Could you retype the lines below, starting at the line holding "Reproduce this chart" and stopping at the line holding "C_trend = [1.310, 0.773]", inclusive? Copy them exactly and drop the images.
:: Exercise inputs ::
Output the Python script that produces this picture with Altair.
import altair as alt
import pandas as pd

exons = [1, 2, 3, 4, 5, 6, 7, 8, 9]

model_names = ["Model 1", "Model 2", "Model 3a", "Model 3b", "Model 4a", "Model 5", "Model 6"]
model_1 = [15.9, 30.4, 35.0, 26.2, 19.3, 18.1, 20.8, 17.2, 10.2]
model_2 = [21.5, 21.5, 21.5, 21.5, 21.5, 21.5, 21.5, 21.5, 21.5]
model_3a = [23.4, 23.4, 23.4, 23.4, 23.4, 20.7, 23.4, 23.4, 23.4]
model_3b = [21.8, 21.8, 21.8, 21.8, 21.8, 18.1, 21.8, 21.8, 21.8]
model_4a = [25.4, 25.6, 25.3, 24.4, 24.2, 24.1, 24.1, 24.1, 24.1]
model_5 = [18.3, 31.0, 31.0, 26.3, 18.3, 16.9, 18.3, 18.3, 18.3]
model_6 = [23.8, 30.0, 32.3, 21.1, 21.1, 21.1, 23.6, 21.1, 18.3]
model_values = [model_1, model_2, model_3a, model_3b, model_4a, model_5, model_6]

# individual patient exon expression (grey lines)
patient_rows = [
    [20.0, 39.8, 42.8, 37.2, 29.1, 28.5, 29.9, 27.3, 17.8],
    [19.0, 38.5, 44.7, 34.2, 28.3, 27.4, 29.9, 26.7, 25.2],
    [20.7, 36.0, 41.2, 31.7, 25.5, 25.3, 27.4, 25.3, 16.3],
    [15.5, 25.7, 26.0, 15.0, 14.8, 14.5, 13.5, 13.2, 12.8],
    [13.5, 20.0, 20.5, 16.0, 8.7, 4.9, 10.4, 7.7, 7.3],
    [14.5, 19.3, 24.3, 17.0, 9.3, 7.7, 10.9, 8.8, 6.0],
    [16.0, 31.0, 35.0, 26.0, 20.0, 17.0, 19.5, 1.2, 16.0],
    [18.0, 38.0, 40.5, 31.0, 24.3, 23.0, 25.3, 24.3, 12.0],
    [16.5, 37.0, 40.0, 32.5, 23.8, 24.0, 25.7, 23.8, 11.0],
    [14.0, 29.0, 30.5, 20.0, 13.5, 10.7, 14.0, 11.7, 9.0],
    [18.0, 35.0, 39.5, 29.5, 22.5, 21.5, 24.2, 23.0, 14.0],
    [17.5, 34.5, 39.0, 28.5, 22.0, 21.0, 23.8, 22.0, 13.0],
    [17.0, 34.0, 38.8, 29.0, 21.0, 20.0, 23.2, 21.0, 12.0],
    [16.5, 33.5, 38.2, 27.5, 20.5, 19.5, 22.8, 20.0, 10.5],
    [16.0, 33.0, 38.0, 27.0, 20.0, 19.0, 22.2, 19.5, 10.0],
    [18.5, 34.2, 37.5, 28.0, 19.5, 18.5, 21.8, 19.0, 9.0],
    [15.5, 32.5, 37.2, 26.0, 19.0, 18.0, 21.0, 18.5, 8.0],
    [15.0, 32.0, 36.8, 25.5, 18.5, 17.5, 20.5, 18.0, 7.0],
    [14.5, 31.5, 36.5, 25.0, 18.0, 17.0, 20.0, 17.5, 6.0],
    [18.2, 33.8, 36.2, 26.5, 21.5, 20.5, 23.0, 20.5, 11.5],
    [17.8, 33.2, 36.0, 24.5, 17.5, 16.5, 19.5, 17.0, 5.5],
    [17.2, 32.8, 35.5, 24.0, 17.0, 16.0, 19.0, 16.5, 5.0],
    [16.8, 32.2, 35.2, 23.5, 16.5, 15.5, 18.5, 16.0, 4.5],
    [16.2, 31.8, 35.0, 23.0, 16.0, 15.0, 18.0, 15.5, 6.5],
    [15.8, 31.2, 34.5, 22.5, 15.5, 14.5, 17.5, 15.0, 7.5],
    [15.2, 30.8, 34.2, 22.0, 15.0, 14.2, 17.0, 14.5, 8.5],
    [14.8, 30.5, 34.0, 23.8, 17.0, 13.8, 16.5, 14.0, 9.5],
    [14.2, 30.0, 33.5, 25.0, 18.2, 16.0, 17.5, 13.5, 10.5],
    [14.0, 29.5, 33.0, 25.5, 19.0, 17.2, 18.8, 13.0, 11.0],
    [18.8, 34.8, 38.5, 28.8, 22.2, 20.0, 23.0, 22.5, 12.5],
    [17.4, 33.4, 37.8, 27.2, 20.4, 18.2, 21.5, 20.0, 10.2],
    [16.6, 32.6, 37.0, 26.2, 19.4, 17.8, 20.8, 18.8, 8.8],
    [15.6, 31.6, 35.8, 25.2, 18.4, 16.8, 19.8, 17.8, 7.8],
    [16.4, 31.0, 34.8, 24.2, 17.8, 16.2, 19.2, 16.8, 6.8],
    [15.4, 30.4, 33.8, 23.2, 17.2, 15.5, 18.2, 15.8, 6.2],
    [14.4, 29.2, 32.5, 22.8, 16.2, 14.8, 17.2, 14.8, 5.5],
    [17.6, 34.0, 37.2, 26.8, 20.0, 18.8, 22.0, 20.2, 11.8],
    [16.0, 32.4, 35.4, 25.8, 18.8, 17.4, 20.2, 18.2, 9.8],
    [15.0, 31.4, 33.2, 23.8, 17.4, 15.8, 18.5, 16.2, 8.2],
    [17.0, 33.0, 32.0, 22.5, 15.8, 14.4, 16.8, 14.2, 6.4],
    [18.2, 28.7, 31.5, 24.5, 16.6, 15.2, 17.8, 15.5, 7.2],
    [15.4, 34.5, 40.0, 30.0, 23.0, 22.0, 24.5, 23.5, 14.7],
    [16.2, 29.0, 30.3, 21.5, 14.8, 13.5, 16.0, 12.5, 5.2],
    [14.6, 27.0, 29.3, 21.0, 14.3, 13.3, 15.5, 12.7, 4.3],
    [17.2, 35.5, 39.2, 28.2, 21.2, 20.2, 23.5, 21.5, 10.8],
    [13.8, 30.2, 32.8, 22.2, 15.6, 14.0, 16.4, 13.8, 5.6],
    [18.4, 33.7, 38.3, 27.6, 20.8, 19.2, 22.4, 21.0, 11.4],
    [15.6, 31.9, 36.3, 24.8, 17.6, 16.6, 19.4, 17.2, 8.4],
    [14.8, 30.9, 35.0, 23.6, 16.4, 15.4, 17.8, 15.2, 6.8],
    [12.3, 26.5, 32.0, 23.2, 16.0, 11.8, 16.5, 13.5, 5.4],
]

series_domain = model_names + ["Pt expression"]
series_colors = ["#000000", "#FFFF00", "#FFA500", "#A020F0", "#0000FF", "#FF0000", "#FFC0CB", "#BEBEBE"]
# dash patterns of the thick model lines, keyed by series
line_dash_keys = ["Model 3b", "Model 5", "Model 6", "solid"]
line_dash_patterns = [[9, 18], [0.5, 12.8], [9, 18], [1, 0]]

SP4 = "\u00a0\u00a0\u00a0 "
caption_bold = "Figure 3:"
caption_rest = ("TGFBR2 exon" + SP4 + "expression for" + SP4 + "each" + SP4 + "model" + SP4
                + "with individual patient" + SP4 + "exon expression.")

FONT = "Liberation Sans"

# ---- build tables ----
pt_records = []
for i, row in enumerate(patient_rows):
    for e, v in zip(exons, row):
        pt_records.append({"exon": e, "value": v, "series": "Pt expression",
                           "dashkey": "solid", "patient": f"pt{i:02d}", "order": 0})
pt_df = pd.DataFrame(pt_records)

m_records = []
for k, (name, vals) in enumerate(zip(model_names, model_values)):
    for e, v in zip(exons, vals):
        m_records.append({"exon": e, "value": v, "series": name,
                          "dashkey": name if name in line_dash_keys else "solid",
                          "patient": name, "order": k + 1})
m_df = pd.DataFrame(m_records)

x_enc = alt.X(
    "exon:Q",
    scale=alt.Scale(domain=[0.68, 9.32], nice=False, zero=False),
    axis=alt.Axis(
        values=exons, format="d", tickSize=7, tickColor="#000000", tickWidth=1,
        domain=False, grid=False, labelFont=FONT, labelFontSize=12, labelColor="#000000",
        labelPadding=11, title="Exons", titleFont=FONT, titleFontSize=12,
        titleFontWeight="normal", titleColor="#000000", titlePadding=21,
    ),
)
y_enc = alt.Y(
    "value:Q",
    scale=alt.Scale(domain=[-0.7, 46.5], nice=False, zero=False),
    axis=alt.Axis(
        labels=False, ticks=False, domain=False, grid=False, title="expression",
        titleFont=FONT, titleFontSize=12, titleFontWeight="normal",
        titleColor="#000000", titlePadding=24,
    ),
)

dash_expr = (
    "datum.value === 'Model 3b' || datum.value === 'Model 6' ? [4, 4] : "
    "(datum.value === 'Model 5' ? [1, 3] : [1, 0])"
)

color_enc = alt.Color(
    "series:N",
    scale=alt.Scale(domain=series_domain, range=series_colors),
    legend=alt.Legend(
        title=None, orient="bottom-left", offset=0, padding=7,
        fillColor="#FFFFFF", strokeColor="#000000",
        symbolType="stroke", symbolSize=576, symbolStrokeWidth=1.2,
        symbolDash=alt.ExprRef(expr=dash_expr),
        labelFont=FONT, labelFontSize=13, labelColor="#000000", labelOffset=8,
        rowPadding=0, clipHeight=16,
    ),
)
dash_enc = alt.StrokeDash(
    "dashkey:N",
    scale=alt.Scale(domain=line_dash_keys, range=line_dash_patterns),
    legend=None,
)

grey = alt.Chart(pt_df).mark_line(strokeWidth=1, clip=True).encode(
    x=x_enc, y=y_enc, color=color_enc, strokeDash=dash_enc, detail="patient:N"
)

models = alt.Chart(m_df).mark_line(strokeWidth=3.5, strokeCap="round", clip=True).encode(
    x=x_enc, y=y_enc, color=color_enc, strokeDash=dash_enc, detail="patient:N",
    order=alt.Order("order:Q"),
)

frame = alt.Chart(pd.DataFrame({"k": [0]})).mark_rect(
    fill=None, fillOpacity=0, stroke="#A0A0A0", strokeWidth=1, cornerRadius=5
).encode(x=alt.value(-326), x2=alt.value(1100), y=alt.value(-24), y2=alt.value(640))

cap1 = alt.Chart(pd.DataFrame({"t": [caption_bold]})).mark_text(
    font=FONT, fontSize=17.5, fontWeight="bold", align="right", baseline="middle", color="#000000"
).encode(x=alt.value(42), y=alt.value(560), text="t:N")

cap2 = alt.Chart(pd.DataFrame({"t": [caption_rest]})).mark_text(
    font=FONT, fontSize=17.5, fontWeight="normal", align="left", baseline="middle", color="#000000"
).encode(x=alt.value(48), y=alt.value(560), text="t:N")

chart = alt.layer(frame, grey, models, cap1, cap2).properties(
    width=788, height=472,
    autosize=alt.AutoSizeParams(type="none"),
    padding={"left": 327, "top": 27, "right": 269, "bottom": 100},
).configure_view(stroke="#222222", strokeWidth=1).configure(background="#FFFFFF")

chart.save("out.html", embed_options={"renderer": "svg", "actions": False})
:::
:: Exercise inputs ::
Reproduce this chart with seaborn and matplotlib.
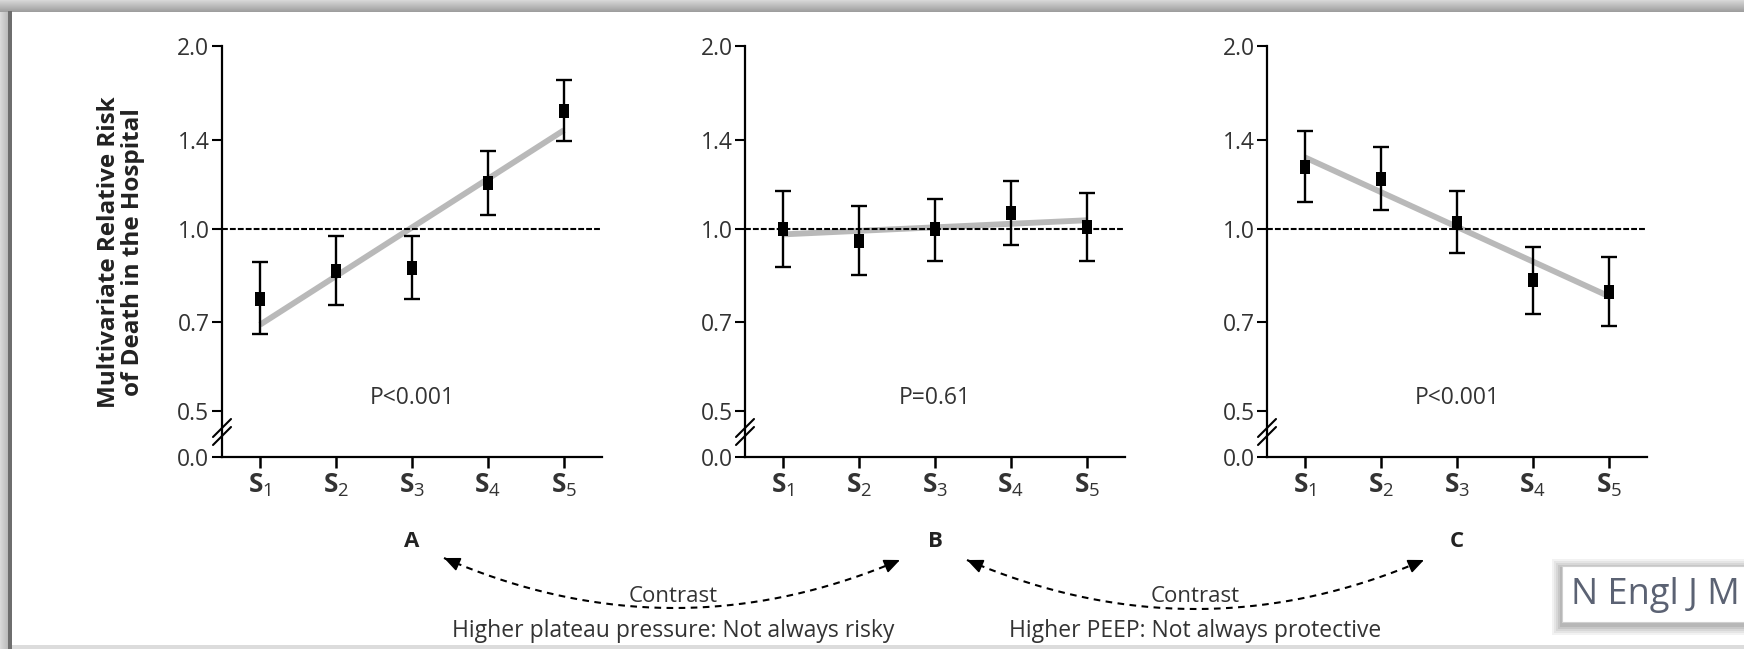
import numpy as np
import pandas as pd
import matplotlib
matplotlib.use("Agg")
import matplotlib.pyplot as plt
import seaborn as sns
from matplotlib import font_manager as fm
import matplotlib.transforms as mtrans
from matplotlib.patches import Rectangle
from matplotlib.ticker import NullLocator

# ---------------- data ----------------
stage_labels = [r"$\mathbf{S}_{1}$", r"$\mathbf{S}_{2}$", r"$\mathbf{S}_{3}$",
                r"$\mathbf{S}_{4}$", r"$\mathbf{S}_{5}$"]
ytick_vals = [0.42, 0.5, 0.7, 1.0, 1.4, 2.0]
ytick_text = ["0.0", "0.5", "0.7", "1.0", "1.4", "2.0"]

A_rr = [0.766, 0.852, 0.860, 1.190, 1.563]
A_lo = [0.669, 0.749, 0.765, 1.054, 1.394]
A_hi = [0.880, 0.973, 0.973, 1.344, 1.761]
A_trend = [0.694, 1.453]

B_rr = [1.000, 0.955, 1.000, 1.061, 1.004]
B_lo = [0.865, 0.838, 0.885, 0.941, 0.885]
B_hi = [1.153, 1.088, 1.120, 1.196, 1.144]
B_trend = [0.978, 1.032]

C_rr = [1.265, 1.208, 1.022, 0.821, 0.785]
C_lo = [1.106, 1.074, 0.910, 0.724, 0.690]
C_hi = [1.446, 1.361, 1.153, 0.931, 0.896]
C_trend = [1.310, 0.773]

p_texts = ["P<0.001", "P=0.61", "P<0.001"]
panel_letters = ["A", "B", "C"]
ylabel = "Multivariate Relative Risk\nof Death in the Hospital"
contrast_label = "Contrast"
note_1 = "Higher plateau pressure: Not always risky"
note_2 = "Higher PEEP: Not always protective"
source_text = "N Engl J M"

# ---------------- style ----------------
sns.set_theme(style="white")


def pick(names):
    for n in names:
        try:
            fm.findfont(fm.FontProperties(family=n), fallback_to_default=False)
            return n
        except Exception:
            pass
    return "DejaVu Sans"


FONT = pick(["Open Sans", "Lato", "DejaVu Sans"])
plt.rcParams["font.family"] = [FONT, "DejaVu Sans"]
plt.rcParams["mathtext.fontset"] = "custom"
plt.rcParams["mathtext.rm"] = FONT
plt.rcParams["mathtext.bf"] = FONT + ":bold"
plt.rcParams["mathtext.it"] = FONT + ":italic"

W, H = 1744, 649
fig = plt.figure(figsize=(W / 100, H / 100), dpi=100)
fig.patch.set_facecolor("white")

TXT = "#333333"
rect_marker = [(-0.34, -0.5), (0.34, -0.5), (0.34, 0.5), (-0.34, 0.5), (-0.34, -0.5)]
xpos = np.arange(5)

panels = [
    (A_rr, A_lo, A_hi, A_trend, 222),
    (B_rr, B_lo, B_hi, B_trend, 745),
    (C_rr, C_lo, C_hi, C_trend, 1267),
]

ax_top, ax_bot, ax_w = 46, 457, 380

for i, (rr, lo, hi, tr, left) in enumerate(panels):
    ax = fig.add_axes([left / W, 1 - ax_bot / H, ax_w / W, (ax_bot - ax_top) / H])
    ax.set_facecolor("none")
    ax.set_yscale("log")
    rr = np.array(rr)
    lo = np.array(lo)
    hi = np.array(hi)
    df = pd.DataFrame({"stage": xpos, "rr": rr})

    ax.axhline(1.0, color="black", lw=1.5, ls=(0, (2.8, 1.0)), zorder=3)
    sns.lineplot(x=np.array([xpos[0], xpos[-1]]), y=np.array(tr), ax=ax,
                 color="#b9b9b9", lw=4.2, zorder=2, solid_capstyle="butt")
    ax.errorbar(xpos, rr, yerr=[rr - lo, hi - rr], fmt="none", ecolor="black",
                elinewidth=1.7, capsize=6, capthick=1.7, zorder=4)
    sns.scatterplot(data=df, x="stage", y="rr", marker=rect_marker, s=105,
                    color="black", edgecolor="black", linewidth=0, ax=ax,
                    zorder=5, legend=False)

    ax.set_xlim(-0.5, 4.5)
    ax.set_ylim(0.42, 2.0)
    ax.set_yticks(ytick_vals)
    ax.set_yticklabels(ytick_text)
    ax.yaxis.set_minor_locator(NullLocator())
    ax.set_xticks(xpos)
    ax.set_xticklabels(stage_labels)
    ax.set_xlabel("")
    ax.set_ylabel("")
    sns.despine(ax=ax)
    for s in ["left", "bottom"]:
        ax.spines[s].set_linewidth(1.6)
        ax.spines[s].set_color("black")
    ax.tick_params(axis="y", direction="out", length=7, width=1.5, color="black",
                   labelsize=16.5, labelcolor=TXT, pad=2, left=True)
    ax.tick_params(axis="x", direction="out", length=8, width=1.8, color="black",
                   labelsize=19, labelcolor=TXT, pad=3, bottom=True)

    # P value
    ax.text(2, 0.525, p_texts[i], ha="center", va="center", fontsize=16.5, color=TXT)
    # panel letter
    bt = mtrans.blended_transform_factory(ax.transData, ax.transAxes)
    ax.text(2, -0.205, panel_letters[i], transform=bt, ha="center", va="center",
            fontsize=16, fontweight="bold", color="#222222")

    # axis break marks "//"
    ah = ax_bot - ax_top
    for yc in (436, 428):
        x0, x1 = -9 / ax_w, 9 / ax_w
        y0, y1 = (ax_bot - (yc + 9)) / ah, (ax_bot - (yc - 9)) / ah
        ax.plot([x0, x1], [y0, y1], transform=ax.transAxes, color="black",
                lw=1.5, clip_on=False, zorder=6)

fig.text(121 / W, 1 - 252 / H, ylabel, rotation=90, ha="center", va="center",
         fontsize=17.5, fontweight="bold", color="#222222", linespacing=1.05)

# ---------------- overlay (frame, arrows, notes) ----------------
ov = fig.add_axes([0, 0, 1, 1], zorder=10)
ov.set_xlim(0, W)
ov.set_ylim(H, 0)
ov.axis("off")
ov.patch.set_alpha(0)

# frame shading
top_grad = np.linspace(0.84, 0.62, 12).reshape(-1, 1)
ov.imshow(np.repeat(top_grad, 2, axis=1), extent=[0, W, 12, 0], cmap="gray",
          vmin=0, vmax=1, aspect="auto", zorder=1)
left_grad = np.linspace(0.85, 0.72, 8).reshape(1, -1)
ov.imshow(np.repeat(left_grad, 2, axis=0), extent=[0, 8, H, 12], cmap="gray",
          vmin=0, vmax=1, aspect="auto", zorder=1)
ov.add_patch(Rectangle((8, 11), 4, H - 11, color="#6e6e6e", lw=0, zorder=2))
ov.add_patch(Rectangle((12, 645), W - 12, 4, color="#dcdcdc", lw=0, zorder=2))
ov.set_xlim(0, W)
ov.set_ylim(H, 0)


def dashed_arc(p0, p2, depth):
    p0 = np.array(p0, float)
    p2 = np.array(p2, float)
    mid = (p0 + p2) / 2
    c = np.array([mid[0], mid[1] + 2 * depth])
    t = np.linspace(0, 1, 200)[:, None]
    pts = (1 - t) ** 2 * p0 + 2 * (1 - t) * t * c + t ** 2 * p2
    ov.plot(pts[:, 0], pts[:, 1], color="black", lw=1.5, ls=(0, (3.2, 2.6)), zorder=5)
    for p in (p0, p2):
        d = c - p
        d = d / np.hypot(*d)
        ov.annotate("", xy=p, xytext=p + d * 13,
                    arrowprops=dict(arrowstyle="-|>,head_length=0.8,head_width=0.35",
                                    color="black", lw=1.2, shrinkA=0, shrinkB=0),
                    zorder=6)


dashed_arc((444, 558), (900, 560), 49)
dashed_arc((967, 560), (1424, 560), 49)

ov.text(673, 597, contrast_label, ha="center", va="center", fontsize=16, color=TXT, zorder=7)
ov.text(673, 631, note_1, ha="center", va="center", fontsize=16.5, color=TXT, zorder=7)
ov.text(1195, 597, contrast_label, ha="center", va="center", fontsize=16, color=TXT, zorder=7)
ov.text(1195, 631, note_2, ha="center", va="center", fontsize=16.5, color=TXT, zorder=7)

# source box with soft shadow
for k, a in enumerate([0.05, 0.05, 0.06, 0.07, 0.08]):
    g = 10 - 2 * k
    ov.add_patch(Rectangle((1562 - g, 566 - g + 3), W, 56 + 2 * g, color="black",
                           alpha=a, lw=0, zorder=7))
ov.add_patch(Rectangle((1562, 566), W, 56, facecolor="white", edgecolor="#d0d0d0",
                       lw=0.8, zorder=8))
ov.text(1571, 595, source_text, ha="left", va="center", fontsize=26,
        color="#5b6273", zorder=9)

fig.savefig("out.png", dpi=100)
:::
Correct answer =>
Reproduce this chart with seaborn and matplotlib.
import numpy as np
import pandas as pd
import matplotlib
matplotlib.use("Agg")
import matplotlib.pyplot as plt
import seaborn as sns
from matplotlib import font_manager as fm
import matplotlib.transforms as mtrans
from matplotlib.patches import Rectangle
from matplotlib.ticker import NullLocator

# ---------------- data ----------------
stage_labels = [r"$\mathbf{S}_{1}$", r"$\mathbf{S}_{2}$", r"$\mathbf{S}_{3}$",
                r"$\mathbf{S}_{4}$", r"$\mathbf{S}_{5}$"]
ytick_vals = [0.42, 0.5, 0.7, 1.0, 1.4, 2.0]
ytick_text = ["0.0", "0.5", "0.7", "1.0", "1.4", "2.0"]

A_rr = [0.766, 0.852, 0.860, 1.190, 1.563]
A_lo = [0.669, 0.749, 0.765, 1.054, 1.394]
A_hi = [0.880, 0.973, 0.973, 1.344, 1.761]
A_trend = [0.694, 1.453]

B_rr = [1.000, 0.955, 1.000, 1.061, 1.004]
B_lo = [0.865, 0.838, 0.885, 0.941, 0.885]
B_hi = [1.153, 1.088, 1.120, 1.196, 1.144]
B_trend = [0.978, 1.032]

C_rr = [1.265, 1.208, 1.022, 0.821, 0.785]
C_lo = [1.106, 1.074, 0.910, 0.724, 0.690]
C_hi = [1.446, 1.361, 1.153, 0.931, 0.896]
C_trend = [1.310, 0.773]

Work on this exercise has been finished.